Entries with chart source code:
╭──

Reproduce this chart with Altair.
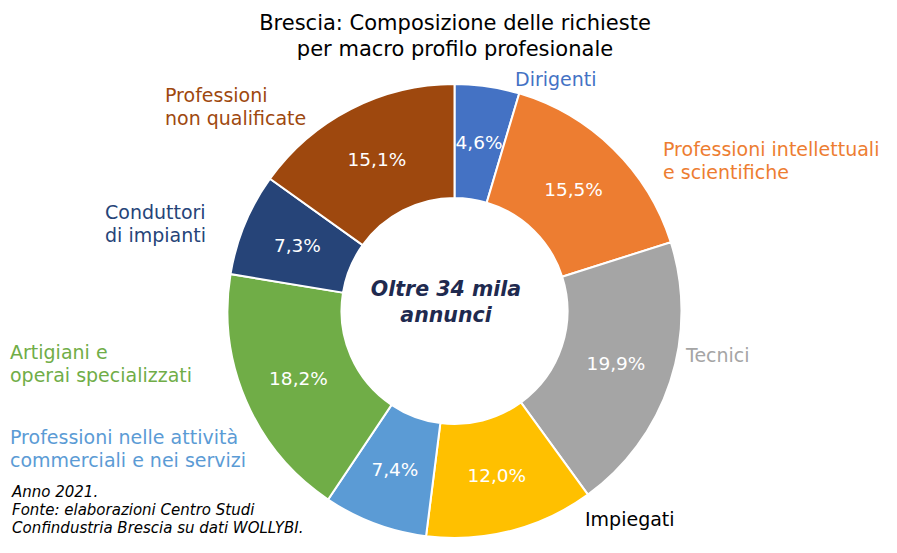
import altair as alt
import pandas as pd

# ---- data ----
categories = ["Dirigenti", "Professioni intellettuali e scientifiche", "Tecnici", "Impiegati",
              "Professioni nelle attività commerciali e nei servizi", "Artigiani e operai specializzati",
              "Conduttori di impianti", "Professioni non qualificate"]
shares = [4.6, 15.5, 19.9, 12.0, 7.4, 18.2, 7.3, 15.1]
colors = ["#4472C4", "#ED7D31", "#A5A5A5", "#FFC000", "#5B9BD5", "#70AD47", "#264478", "#9E480E"]
label_colors = ["#4472C4", "#ED7D31", "#A5A5A5", "#000000", "#5B9BD5", "#70AD47", "#264478", "#9E480E"]
label_lines = [["Dirigenti"], ["Professioni intellettuali", "e scientifiche"], ["Tecnici"], ["Impiegati"],
               ["Professioni nelle attività", "commerciali e nei servizi"], ["Artigiani e", "operai specializzati"],
               ["Conduttori", "di impianti"], ["Professioni", "non qualificate"]]
title_lines = ["Brescia: Composizione delle richieste", "per macro profilo profesionale"]
center_lines = ["Oltre 34 mila", "annunci"]
note_lines = ["Anno 2021.", "Fonte: elaborazioni Centro Studi", "Confindustria Brescia su dati WOLLYBI."]

# ---- layout (page coords minus 8px margin) ----
OFF = 8
CX, CY = 454.5 - OFF, 311 - OFF
R_OUT, R_IN, R_LAB = 227, 113, 170
label_pos = [(515, 80), (663, 150), (686, 356), (585, 520),
             (10, 438), (10, 353), (105, 213), (165, 96)]
LINE_H = 23
FONT = "DejaVu Sans"

df = pd.DataFrame({
    "cat": categories,
    "value": shares,
    "ord": list(range(len(categories))),
    "lab": [f"{v:.1f}".replace(".", ",") + "%" for v in shares],
})

color_scale = alt.Scale(domain=categories, range=colors)

base = alt.Chart(df).encode(
    theta=alt.Theta("value:Q", stack=True),
    order=alt.Order("ord:Q"),
    x=alt.value(CX), y=alt.value(CY),
)
arcs = base.mark_arc(outerRadius=R_OUT, innerRadius=R_IN, stroke="white", strokeWidth=2).encode(
    color=alt.Color("cat:N", scale=color_scale, legend=None)
)
pct = base.mark_text(font=FONT, fontSize=18.5, color="white").encode(
    text="lab:N", radius=alt.value(R_LAB)
)

rows = []
for i, lines in enumerate(label_lines):
    x, y = label_pos[i]
    for j, t in enumerate(lines):
        rows.append({"t": t, "x": x - OFF, "y": y - OFF + j * LINE_H, "c": label_colors[i]})
lab_df = pd.DataFrame(rows)
labels = alt.Chart(lab_df).mark_text(font=FONT, fontSize=19, align="left", baseline="middle").encode(
    x=alt.X("x:Q", scale=None), y=alt.Y("y:Q", scale=None), text="t:N",
    color=alt.Color("c:N", scale=None)
)

title_df = pd.DataFrame({"t": title_lines, "x": [455 - OFF] * 2, "y": [24 - OFF, 50 - OFF]})
title = alt.Chart(title_df).mark_text(font=FONT, fontSize=21, color="black", baseline="middle").encode(
    x=alt.X("x:Q", scale=None), y=alt.Y("y:Q", scale=None), text="t:N"
)

center_df = pd.DataFrame({"t": center_lines, "x": [446 - OFF] * 2, "y": [290 - OFF, 316 - OFF]})
center = alt.Chart(center_df).mark_text(font=FONT, fontSize=20.5, fontWeight="bold", fontStyle="italic",
                                        color="#1F2A4F", baseline="middle").encode(
    x=alt.X("x:Q", scale=None), y=alt.Y("y:Q", scale=None), text="t:N"
)

note_df = pd.DataFrame({"t": note_lines, "x": [12 - OFF] * 3, "y": [492 - OFF, 510 - OFF, 528 - OFF]})
note = alt.Chart(note_df).mark_text(font=FONT, fontSize=15, fontStyle="italic", color="black",
                                    align="left", baseline="middle").encode(
    x=alt.X("x:Q", scale=None), y=alt.Y("y:Q", scale=None), text="t:N"
)

chart = alt.layer(arcs, pct, labels, title, center, note).properties(
    width=881, height=537, autosize=alt.AutoSizeParams(type="none"), padding=0
).configure_view(stroke=None)

chart.save("out.html", embed_options={"renderer": "svg", "actions": False})
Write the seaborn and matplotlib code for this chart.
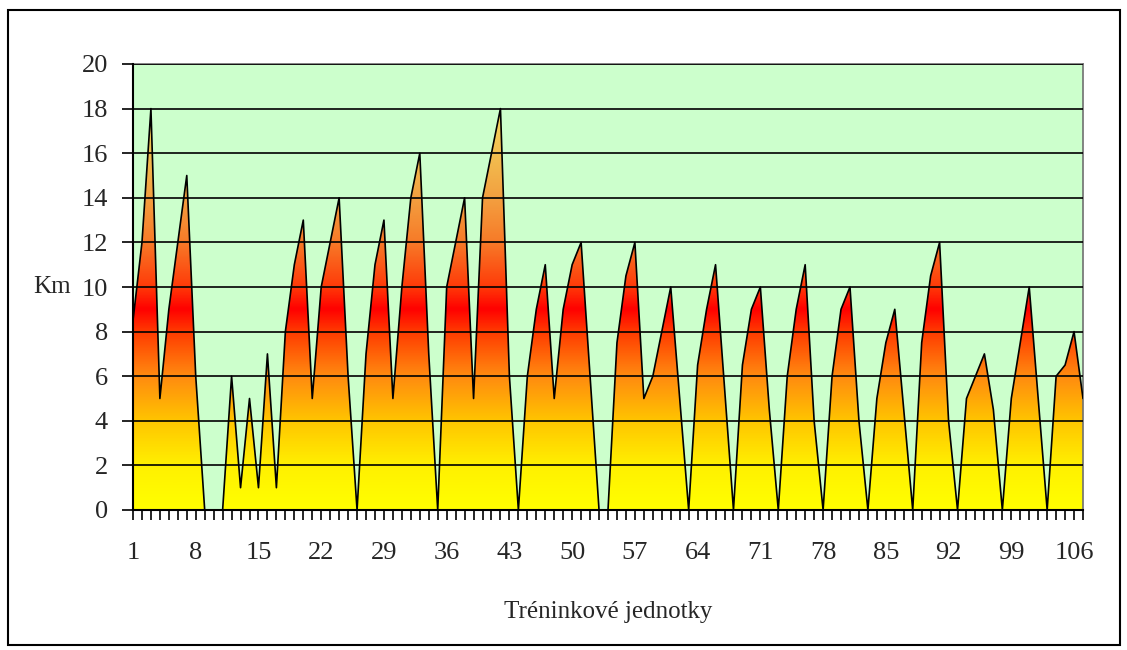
import numpy as np
import pandas as pd
import matplotlib
matplotlib.use("Agg")
import matplotlib.pyplot as plt
import seaborn as sns
from matplotlib.colors import LinearSegmentedColormap
from matplotlib.patches import Rectangle

# ---- data ----
units = list(range(1, 108))
km = [8.5, 12, 18, 5, 9, 12, 15, 6, 0, 0,
      0, 6, 1, 5, 1, 7, 1, 8, 11, 13,
      5, 10, 12, 14, 6, 0, 7, 11, 13, 5,
      10, 14, 16, 7, 0, 10, 12, 14, 5, 14,
      16, 18, 6, 0, 6, 9, 11, 5, 9, 11,
      12, 6, 0, 0, 7.5, 10.5, 12, 5, 6, 8,
      10, 5, 0, 6.5, 9, 11, 5.5, 0, 6.5, 9,
      10, 4.5, 0, 6, 9, 11, 4, 0, 6, 9,
      10, 4, 0, 5, 7.5, 9, 4.5, 0, 7.5, 10.5,
      12, 4, 0, 5, 6, 7, 4.5, 0, 5, 7.5,
      10, 5, 0, 6, 6.5, 8, 5]
label_every = 7
y_ticks = list(range(0, 21, 2))
x_title = "Tréninkové jednotky"
y_title = "Km"

df = pd.DataFrame({"unit": units, "km": km})

sns.set_style("white")
plt.rcParams['font.family'] = ['Liberation Serif', 'DejaVu Serif']

W, H = 1127, 650
fig = plt.figure(figsize=(W / 100, H / 100), dpi=100)
ax = fig.add_axes([133 / W, 1 - 510 / H, 950 / W, 446 / H])
ax.set_facecolor('#ccffcc')

# gradient fill clipped to the area
cmap = LinearSegmentedColormap.from_list(
    'fire',
    [(0.0, '#ffff00'), (2 / 18, '#fff000'), (4 / 18, '#ffc400'),
     (6 / 18, '#ff8a10'), (8 / 18, '#ff3a00'), (9 / 18, '#ff0000'),
     (10 / 18, '#ff3a08'), (12 / 18, '#f77a28'), (14 / 18, '#f3a040'),
     (16 / 18, '#f2bf50'), (1.0, '#f5d860')])
ymax = max(km)
grad = np.linspace(0, 1, 512).reshape(-1, 1)
im = ax.imshow(grad, cmap=cmap, aspect='auto', origin='lower',
               extent=[units[0], units[-1], 0, ymax], zorder=2,
               interpolation='bilinear')
poly = ax.fill_between(df["unit"], df["km"], 0, facecolor='none',
                       edgecolor='none', zorder=2)
im.set_clip_path(poly.get_paths()[0], transform=ax.transData)

sns.lineplot(data=df, x="unit", y="km", ax=ax, color='black',
             linewidth=1.2, zorder=4)

ax.set_xlim(units[0], units[-1])
ax.set_ylim(0, 20)

# grid
ax.set_yticks(y_ticks)
ax.yaxis.grid(True, color='black', linewidth=1.2, zorder=1)
ax.set_axisbelow(False)
for gl in ax.get_ygridlines():
    gl.set_zorder(1.5)
ax.xaxis.grid(False)

ax.set_xticks(units)
ax.set_xticklabels([str(u) if (u - units[0]) % label_every == 0 else ''
                    for u in units])
ax.tick_params(axis='x', direction='out', length=7, width=1.2,
               color='black', labelsize=19, pad=16, bottom=True)
ax.tick_params(axis='y', direction='out', length=8, width=1.2,
               color='black', labelsize=19, pad=10, left=True)

for s in ['left', 'bottom']:
    ax.spines[s].set_color('black')
    ax.spines[s].set_linewidth(1.5)
    ax.spines[s].set_zorder(5)
for s in ['top', 'right']:
    ax.spines[s].set_color('#707070')
    ax.spines[s].set_linewidth(1.2)

ax.set_xlabel(x_title, fontsize=18, labelpad=27)
ax.set_ylabel(y_title, fontsize=18, rotation=0, va='center', ha='center')
ax.yaxis.set_label_coords(-0.085, 0.5)

# outer chart border
fig.patches.append(Rectangle((8 / W, 5 / H), 1112 / W, 635 / H,
                             transform=fig.transFigure, fill=False,
                             edgecolor='black', linewidth=1.5))

fig.savefig('out.png', dpi=100, facecolor='white')
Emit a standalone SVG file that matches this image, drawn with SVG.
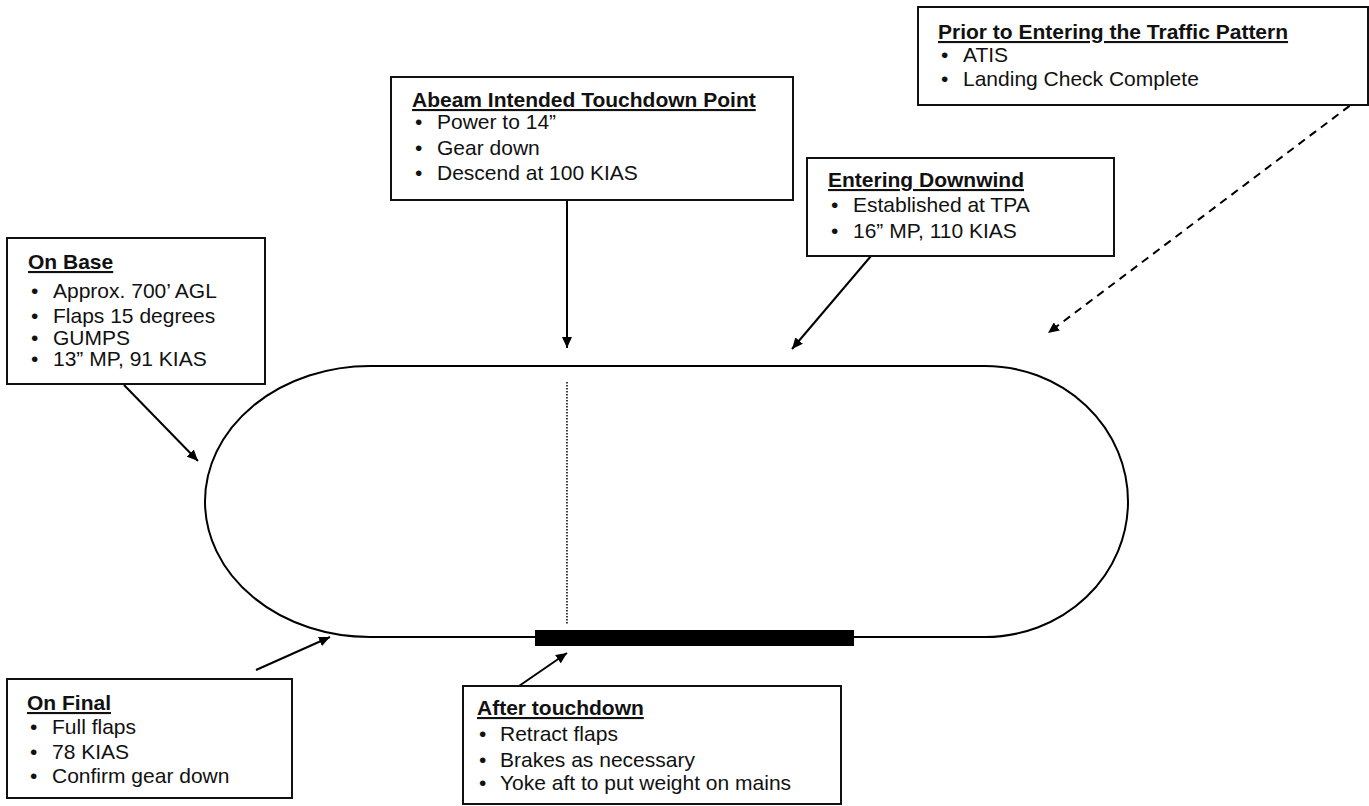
<svg xmlns="http://www.w3.org/2000/svg" width="1369" height="806" viewBox="0 0 1369 806">
<style>
.box{fill:#fff;stroke:#111;stroke-width:2}
.t{font-family:"Liberation Sans",Arial,sans-serif;font-size:21px;fill:#111}
.h{font-weight:bold;text-decoration:underline}
.ln{stroke:#000;stroke-width:2;fill:none}
.dash{stroke-dasharray:8,6}
</style>
<defs>
<marker id="ah" markerUnits="userSpaceOnUse" markerWidth="11" markerHeight="10" refX="11" refY="5" orient="auto">
<path d="M0,0 L11,5 L0,10 z" fill="#000"/>
</marker>
</defs>
<rect width="1369" height="806" fill="#fff"/>
<g id="pattern">
<path class="ln" d="M370,366 L985,366 A143,135.5 0 0 1 985,637 L370,637 A165,135.5 0 0 1 370,366 Z"/>
<line x1="567" y1="382" x2="567" y2="624" stroke="#000" stroke-width="1.5" stroke-dasharray="1.5,1.5"/>
<rect x="535" y="630" width="319" height="16" fill="#000"/>
</g>
<g id="connectors">
<line class="ln" x1="567" y1="201" x2="567" y2="348" marker-end="url(#ah)"/>
<line class="ln" x1="871" y1="256" x2="792" y2="349" marker-end="url(#ah)"/>
<line class="ln dash" x1="1372" y1="89" x2="1048" y2="333" marker-end="url(#ah)"/>
<line class="ln" x1="124" y1="385" x2="198" y2="461" marker-end="url(#ah)"/>
<line class="ln" x1="256" y1="670" x2="330" y2="637" marker-end="url(#ah)"/>
<line class="ln" x1="519" y1="686" x2="567" y2="653" marker-end="url(#ah)"/>
</g>
<g id="prior">
<rect class="box" x="918" y="7" width="450" height="98"/>
<text class="t h" x="938" y="39">Prior to Entering the Traffic Pattern</text>
<text class="t" x="941" y="62">•</text><text class="t" x="963" y="62">ATIS</text>
<text class="t" x="941" y="86">•</text><text class="t" x="963" y="86">Landing Check Complete</text>
</g>
<g id="abeam">
<rect class="box" x="391" y="77" width="402" height="123"/>
<text class="t h" x="412" y="107">Abeam Intended Touchdown Point</text>
<text class="t" x="415" y="129">•</text><text class="t" x="437" y="129">Power to 14”</text>
<text class="t" x="415" y="155">•</text><text class="t" x="437" y="155">Gear down</text>
<text class="t" x="415" y="180">•</text><text class="t" x="437" y="180">Descend at 100 KIAS</text>
</g>
<g id="downwind">
<rect class="box" x="807" y="158" width="307" height="98"/>
<text class="t h" x="828" y="187">Entering Downwind</text>
<text class="t" x="831" y="212">•</text><text class="t" x="853" y="212">Established at TPA</text>
<text class="t" x="831" y="238">•</text><text class="t" x="853" y="238">16” MP, 110 KIAS</text>
</g>
<g id="base">
<rect class="box" x="7" y="238" width="258" height="146"/>
<text class="t h" x="28" y="269">On Base</text>
<text class="t" x="31" y="298">•</text><text class="t" x="53" y="298">Approx. 700’ AGL</text>
<text class="t" x="31" y="323">•</text><text class="t" x="53" y="323">Flaps 15 degrees</text>
<text class="t" x="31" y="345">•</text><text class="t" x="53" y="345">GUMPS</text>
<text class="t" x="31" y="366">•</text><text class="t" x="53" y="366">13” MP, 91 KIAS</text>
</g>
<g id="final">
<rect class="box" x="7" y="679" width="285" height="119"/>
<text class="t h" x="27" y="710">On Final</text>
<text class="t" x="30" y="734">•</text><text class="t" x="52" y="734">Full flaps</text>
<text class="t" x="30" y="759">•</text><text class="t" x="52" y="759">78 KIAS</text>
<text class="t" x="30" y="783">•</text><text class="t" x="52" y="783">Confirm gear down</text>
</g>
<g id="touchdown">
<rect class="box" x="463" y="686" width="378" height="118"/>
<text class="t h" x="477" y="715">After touchdown</text>
<text class="t" x="479" y="741">•</text><text class="t" x="500" y="741">Retract flaps</text>
<text class="t" x="479" y="767">•</text><text class="t" x="500" y="767">Brakes as necessary</text>
<text class="t" x="479" y="790">•</text><text class="t" x="500" y="790">Yoke aft to put weight on mains</text>
</g>
</svg>
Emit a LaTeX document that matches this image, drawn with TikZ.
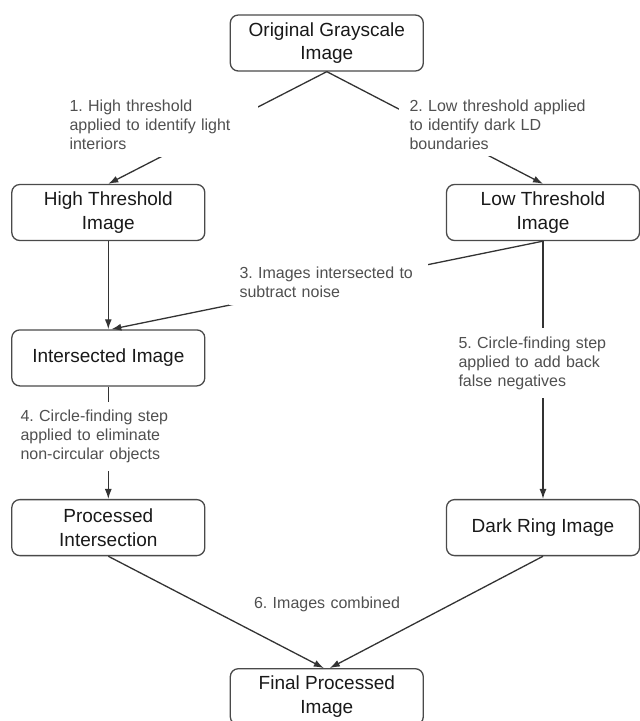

╰──

Stated goal: Nothing but the lines from the one containing "Write the seaborn" through the one containing "from matplotlib.patches import Rectangle" should be written out, exactly and with both ends. Pictures are left out.

Written solution:
Write the seaborn and matplotlib code for this chart.
import numpy as np
import pandas as pd
import matplotlib
matplotlib.use("Agg")
import matplotlib.pyplot as plt
import seaborn as sns
from matplotlib.colors import LinearSegmentedColormap
from matplotlib.patches import Rectangle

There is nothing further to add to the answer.